5. Get on the same page with your spouse or partner
While many parents strive to be on the same page with most matters, mom might think a little chitter chatter in class is no big deal, but dad might feel like it’s one of the worst things their student can be doing.
So, while these hot topics and differences are likely already be known by both you and your spouse, make sure you carve out some time to get on the same page—before you enter the classroom (or before the school parking lot, for that matter).
Discuss the things you both would like to know more about and come to some sort of compromise for the sake of navigating the meeting as efficiently as possible.

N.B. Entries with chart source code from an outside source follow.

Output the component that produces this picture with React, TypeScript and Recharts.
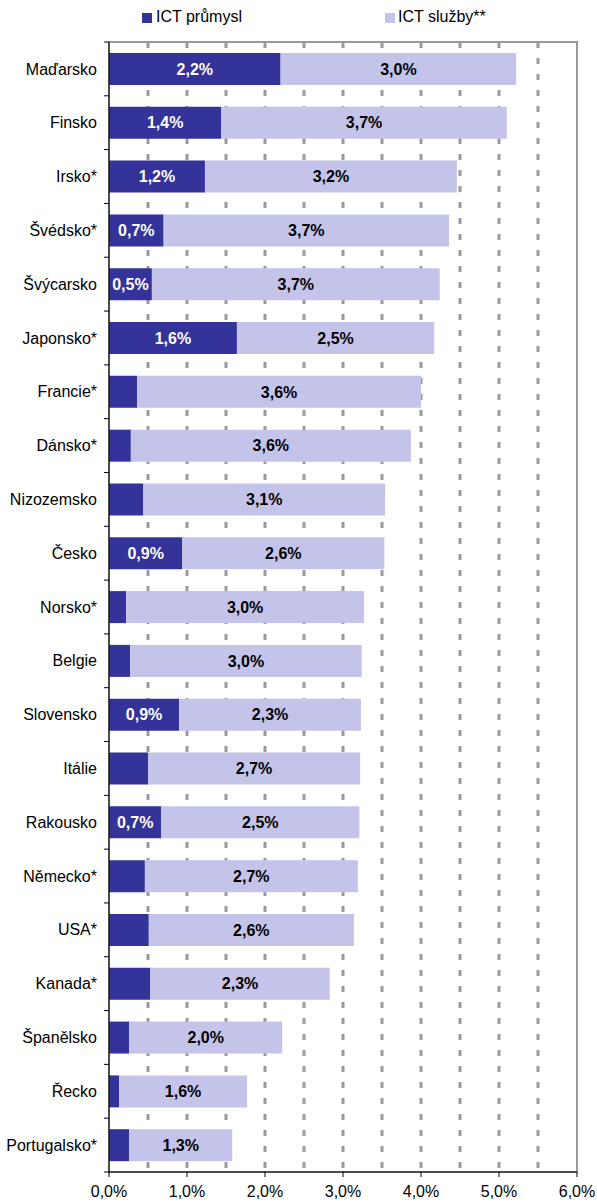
import React from "react";
import {
  BarChart,
  Bar,
  XAxis,
  YAxis,
  CartesianGrid,
  ReferenceArea,
  LabelList,
} from "recharts";

// Podíl ICT sektoru na přidané hodnotě (%)
const countries = [
  "Maďarsko", "Finsko", "Irsko*", "Švédsko*", "Švýcarsko", "Japonsko*",
  "Francie*", "Dánsko*", "Nizozemsko", "Česko", "Norsko*", "Belgie",
  "Slovensko", "Itálie", "Rakousko", "Německo*", "USA*", "Kanada*",
  "Španělsko", "Řecko", "Portugalsko*",
];

const ictIndustry = [
  2.2, 1.44, 1.23, 0.7, 0.55, 1.64, 0.36, 0.28, 0.44, 0.94, 0.22, 0.27,
  0.9, 0.5, 0.67, 0.46, 0.51, 0.53, 0.26, 0.13, 0.26,
];

const ictServices = [
  3.02, 3.66, 3.23, 3.66, 3.69, 2.53, 3.64, 3.59, 3.1, 2.59, 3.05, 2.97,
  2.33, 2.72, 2.54, 2.73, 2.63, 2.3, 1.96, 1.64, 1.32,
];

const industryLabels = [
  "2,2%", "1,4%", "1,2%", "0,7%", "0,5%", "1,6%", "", "", "", "0,9%", "", "",
  "0,9%", "", "0,7%", "", "", "", "", "", "",
];

const servicesLabels = [
  "3,0%", "3,7%", "3,2%", "3,7%", "3,7%", "2,5%", "3,6%", "3,6%", "3,1%",
  "2,6%", "3,0%", "3,0%", "2,3%", "2,7%", "2,5%", "2,7%", "2,6%", "2,3%",
  "2,0%", "1,6%", "1,3%",
];

const xTicks = [0, 1, 2, 3, 4, 5, 6];
const gridValues = [0.5, 1, 1.5, 2, 2.5, 3, 3.5, 4, 4.5, 5, 5.5];

const data = countries.map((name, i) => ({
  name,
  industry: ictIndustry[i],
  services: ictServices[i],
  industryLabel: industryLabels[i],
  servicesLabel: servicesLabels[i],
}));

const DARK = "#333399";
const LIGHT = "#C4C3EA";
const FONT = "'Liberation Sans', Arial, sans-serif";

const W = 597;
const H = 1203;
const MARGIN = { top: 42, right: 20, bottom: 0, left: 0 };
const X_AXIS_H = 31;
const BAND = (H - MARGIN.top - MARGIN.bottom - X_AXIS_H) / countries.length;

const CountryTick = (props: any) => {
  const { x, y, payload, index } = props;
  const axisX = x + 12;
  const isLast = index === countries.length - 1;
  return (
    <g>
      <line x1={axisX - 5} x2={axisX} y1={y - BAND / 2} y2={y - BAND / 2} stroke="#000" />
      {isLast && (
        <line x1={axisX - 5} x2={axisX} y1={y + BAND / 2} y2={y + BAND / 2} stroke="#000" />
      )}
      <text x={x} y={y} dy="0.35em" textAnchor="end" fontSize={16} fontFamily={FONT} fill="#000">
        {payload.value}
      </text>
    </g>
  );
};

export default function App() {
  return (
    <div style={{ position: "absolute", left: 0, top: 0, width: W, height: H, background: "#fff" }}>
      <div
        style={{
          position: "absolute",
          top: 8,
          left: 0,
          width: W,
          fontFamily: FONT,
          fontSize: 16,
          lineHeight: "18px",
        }}
      >
        <span style={{ position: "absolute", left: 142, top: 5, width: 10, height: 10, background: DARK }} />
        <span style={{ position: "absolute", left: 156, top: 0 }}>ICT průmysl</span>
        <span style={{ position: "absolute", left: 385, top: 5, width: 10, height: 10, background: LIGHT }} />
        <span style={{ position: "absolute", left: 398, top: 0 }}>ICT služby**</span>
      </div>
      <BarChart
        width={W}
        height={H}
        data={data}
        layout="vertical"
        margin={MARGIN}
        barSize={32}
        style={{ fontFamily: FONT }}
      >
        <CartesianGrid
          horizontal={false}
          vertical
          verticalValues={gridValues}
          stroke="#999999"
          strokeWidth={3}
          strokeDasharray="6 10"
        />
        <XAxis
          type="number"
          domain={[0, 6]}
          ticks={xTicks}
          interval={0}
          height={X_AXIS_H}
          tickFormatter={(v: number) => `${v.toFixed(1).replace(".", ",")}%`}
          tick={{ fontSize: 16, fill: "#000", fontFamily: FONT }}
          axisLine={{ stroke: "#000" }}
          tickLine={{ stroke: "#000" }}
          tickSize={5}
          tickMargin={9}
        />
        <YAxis
          type="category"
          dataKey="name"
          width={109}
          interval={0}
          axisLine={{ stroke: "#000" }}
          tickLine={false}
          tickSize={0}
          tickMargin={12}
          tick={<CountryTick />}
        />
        <ReferenceArea x1={0} x2={6} fill="none" stroke="#999999" strokeWidth={2} />
        <Bar dataKey="industry" stackId="a" fill={DARK} isAnimationActive={false}>
          <LabelList
            dataKey="industryLabel"
            position="center"
            fill="#fff"
            fontSize={16}
            fontWeight="bold"
            fontFamily={FONT}
          />
        </Bar>
        <Bar dataKey="services" stackId="a" fill={LIGHT} isAnimationActive={false}>
          <LabelList
            dataKey="servicesLabel"
            position="center"
            fill="#000"
            fontSize={16}
            fontWeight="bold"
            fontFamily={FONT}
          />
        </Bar>
      </BarChart>
    </div>
  );
}
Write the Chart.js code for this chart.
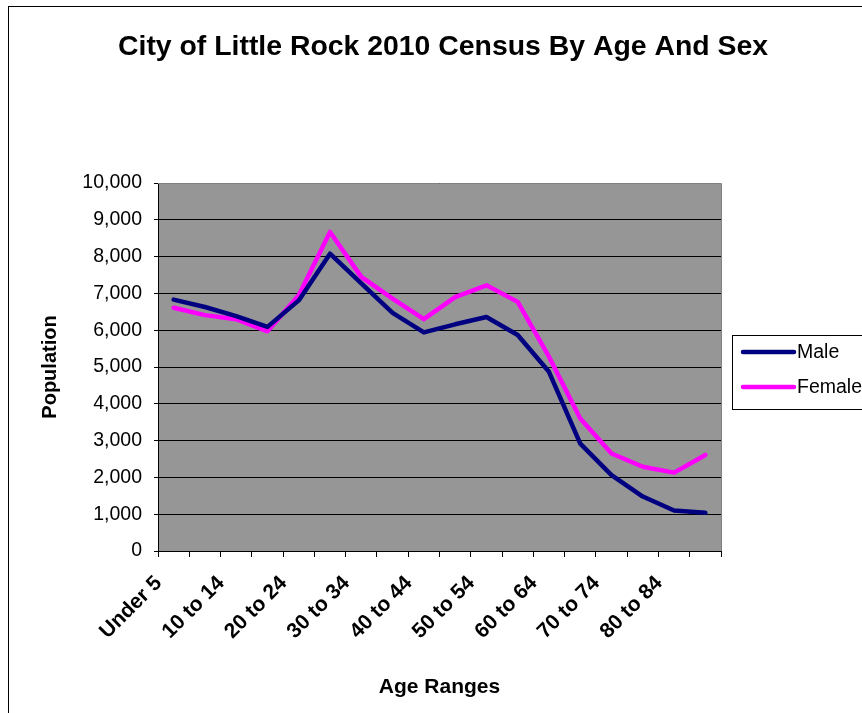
<!DOCTYPE html>
<html>
<head>
<meta charset="utf-8">
<title>City of Little Rock 2010 Census By Age And Sex</title>
<script src="https://cdn.jsdelivr.net/npm/chart.js@4.4.1/dist/chart.umd.min.js"></script>
<style>
  html, body { margin: 0; padding: 0; background: #fff; }
  #wrap { width: 862px; height: 713px; position: relative; }
</style>
</head>
<body>
<div id="wrap"><canvas id="chart" width="862" height="713"></canvas></div>
<script>
// Age groups from the 2010 census
const ageRanges = [
  'Under 5', '5 to 9', '10 to 14', '15 to 19', '20 to 24', '25 to 29',
  '30 to 34', '35 to 39', '40 to 44', '45 to 49', '50 to 54', '55 to 59',
  '60 to 64', '65 to 69', '70 to 74', '75 to 79', '80 to 84', '85 and over'
];

// Population by age group
const malePop = [6830, 6630, 6380, 6090, 6810, 8080, 7270, 6470, 5940, 6160, 6360, 5870, 4870, 2920, 2060, 1480, 1100, 1040];
const femalePop = [6610, 6410, 6300, 5970, 6950, 8670, 7450, 6860, 6300, 6900, 7220, 6770, 5280, 3600, 2650, 2290, 2130, 2610];

// Value axis
const popMin = 0;
const popMax = 10000;
const popStep = 1000;

const chartTitle = 'City of Little Rock 2010 Census By Age And Sex';

const FONT = "'Liberation Sans', Arial, Helvetica, sans-serif";

// Grey plot background, outer frame and centred heading
const backdrop = {
  id: 'backdrop',
  beforeDraw(chart) {
    const { ctx, chartArea: a } = chart;
    ctx.save();
    ctx.fillStyle = '#fff';
    ctx.fillRect(0, 0, chart.width, chart.height);
    ctx.strokeStyle = '#000';
    ctx.lineWidth = 1;
    ctx.strokeRect(8.5, 6.5, chart.width + 20, chart.height + 20);
    ctx.fillStyle = '#969696';
    ctx.fillRect(a.left, a.top, a.right - a.left, a.bottom - a.top);

    ctx.fillStyle = '#000';
    ctx.font = 'bold 28.4px ' + FONT;
    ctx.textAlign = 'center';
    ctx.textBaseline = 'middle';
    ctx.fillText(chartTitle, 443, 47);
    ctx.restore();
  },
  afterDatasetsDraw(chart) {
    const { ctx, chartArea: a } = chart;
    ctx.save();
    ctx.strokeStyle = '#808080';
    ctx.lineWidth = 1;
    ctx.beginPath();
    ctx.moveTo(a.left, a.top + 0.5);
    ctx.lineTo(a.right + 0.5, a.top + 0.5);
    ctx.lineTo(a.right + 0.5, a.bottom);
    ctx.stroke();
    ctx.restore();
  }
};

// Boxed legend beside the plot
const sideLegend = {
  id: 'sideLegend',
  afterDraw(chart) {
    const { ctx } = chart;
    const x = 732.5, y = 335.5, w = 200, h = 74;
    ctx.save();
    ctx.fillStyle = '#fff';
    ctx.fillRect(x, y, w, h);
    ctx.strokeStyle = '#000';
    ctx.lineWidth = 1;
    ctx.strokeRect(x, y, w, h);
    chart.data.datasets.forEach((ds, i) => {
      const ly = 352 + i * 35;
      ctx.strokeStyle = ds.borderColor;
      ctx.lineWidth = 4.5;
      ctx.lineCap = 'round';
      ctx.beginPath();
      ctx.moveTo(743, ly);
      ctx.lineTo(794, ly);
      ctx.stroke();
      ctx.fillStyle = '#000';
      ctx.font = '19.5px ' + FONT;
      ctx.textBaseline = 'middle';
      ctx.textAlign = 'left';
      ctx.fillText(ds.label, 797, ly + 1);
    });
    ctx.restore();
  }
};

new Chart(document.getElementById('chart'), {
  type: 'line',
  data: {
    labels: ageRanges,
    datasets: [
      {
        label: 'Male',
        data: malePop,
        borderColor: '#000080',
        borderWidth: 4.5,
        pointRadius: 0,
        tension: 0,
        borderCapStyle: 'round',
        borderJoinStyle: 'round',
        fill: false
      },
      {
        label: 'Female',
        data: femalePop,
        borderColor: '#FF00FF',
        borderWidth: 4.5,
        pointRadius: 0,
        tension: 0,
        borderCapStyle: 'round',
        borderJoinStyle: 'round',
        fill: false
      }
    ]
  },
  options: {
    responsive: false,
    animation: false,
    layout: { padding: { left: 0, right: 141, top: 183, bottom: 0 } },
    plugins: {
      legend: { display: false },
      tooltip: { enabled: false },
      title: { display: false }
    },
    scales: {
      x: {
        type: 'category',
        offset: true,
        grid: {
          offset: true,
          drawOnChartArea: false,
          drawTicks: true,
          tickLength: 6,
          color: '#000'
        },
        border: { color: '#000', width: 1 },
        ticks: {
          autoSkip: false,
          minRotation: 45,
          maxRotation: 45,
          padding: 14,
          labelOffset: -15,
          color: '#000',
          font: { family: FONT, size: 21, weight: 'bold' },
          callback: (v, i) => (i % 2 === 0 ? ageRanges[i] : '')
        },
        title: {
          display: true,
          text: 'Age Ranges',
          color: '#000',
          font: { family: FONT, size: 21, weight: 'bold', lineHeight: 1.2 },
          padding: { top: 0, bottom: 13 }
        },
        afterFit(scale) { scale.height = 162; }
      },
      y: {
        min: popMin,
        max: popMax,
        grid: {
          color: '#000',
          lineWidth: 1,
          tickLength: 4
        },
        border: { color: '#000', width: 1 },
        ticks: {
          stepSize: popStep,
          padding: 12,
          color: '#000',
          font: { family: FONT, size: 19.5 },
          callback: v => v.toLocaleString('en-US')
        },
        title: {
          display: true,
          text: 'Population',
          color: '#000',
          font: { family: FONT, size: 20, weight: 'bold', lineHeight: 1.2 },
          padding: { top: 38, bottom: 0 }
        },
        afterFit(scale) { scale.width = 158; }
      }
    }
  },
  plugins: [backdrop, sideLegend]
});
</script>
</body>
</html>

6. Prepare questions to ask
Probably the biggest no-brainer on the list, but I can’t not mention it! The crux of the meeting is the questions. One pointer, though: Try and ask questions that can only be answered by the teacher you’re talking to. Meaning, don’t waste time asking questions you can get answered elsewhere. Grades, syllabus, etc. are all things you can get information on outside of the parent teacher conference.
7. Ask for concrete behavioral examples
If you have the unfortunate experience of hearing your child hasn’t been the best student in the classroom, ask the teacher for concrete examples. Reason being, certain actions, activities, and experiences can be interpreted differently.
For instance, the teacher might think your student is some sort of instigator, but after listening to what’s going on, and having a good understanding of context, you might come to the conclusion your student isn’t quite the problem.
And for the sake of a healthy conversation, you don’t want to come off defensive when asking for examples. It’s natural to feel some sort of defensiveness, but a level head will allow the conversation to carry on in the most efficient manner.
Getting examples will also allow you to go home and have a good discussion about the situation with your child. Again, be vague with your knowledge in order to see how their story stacks up against the teacher’s.
8. Leave the parent teacher conference knowing areas of focus
Your primary goal going into the meeting should be to uncover any areas where your child needs improvement. So, before you leave, confirm that you’ve heard everything correctly, and that your son or daughter needs to improve on XYZ (and how their progress with the matter will be measured moving forward).
This is probably also a great time to solidify processes, and discuss ways teachers can help the flow of communication to parents, and vice versa.
9. Leave also knowing where your student excels
Combining this point with the one mentioned above, it’s also important to leave with examples of where your student is doing well. Your son or daughter is probably home while you’re at the conference, sitting there stewing and hoping all goes well. Reporting back with good news can provide the positive reinforcement needed for them to carry on such behavior.
10. Understand whatever is communicated is not written in stone
Good or bad, the parent teacher conference is a report on a snapshot of your child’s academic life. It’s not a fortune telling of how the rest of their life will play out.
The good can go bad, so it’s important to positively reinforce good behavior and keep as good of tabs on your student as you ever would. And then obviously, the bad can improve to good, and the first step in any transformation is knowing there is an issue.
And remember, every student can learn, they just do so differently. Poor performance in one single class in one single subject doesn’t mean your student is doomed to struggle. Assess the situation, take a look at alternative learning options, either face to face or online, and give them a chance to thrive in new environments.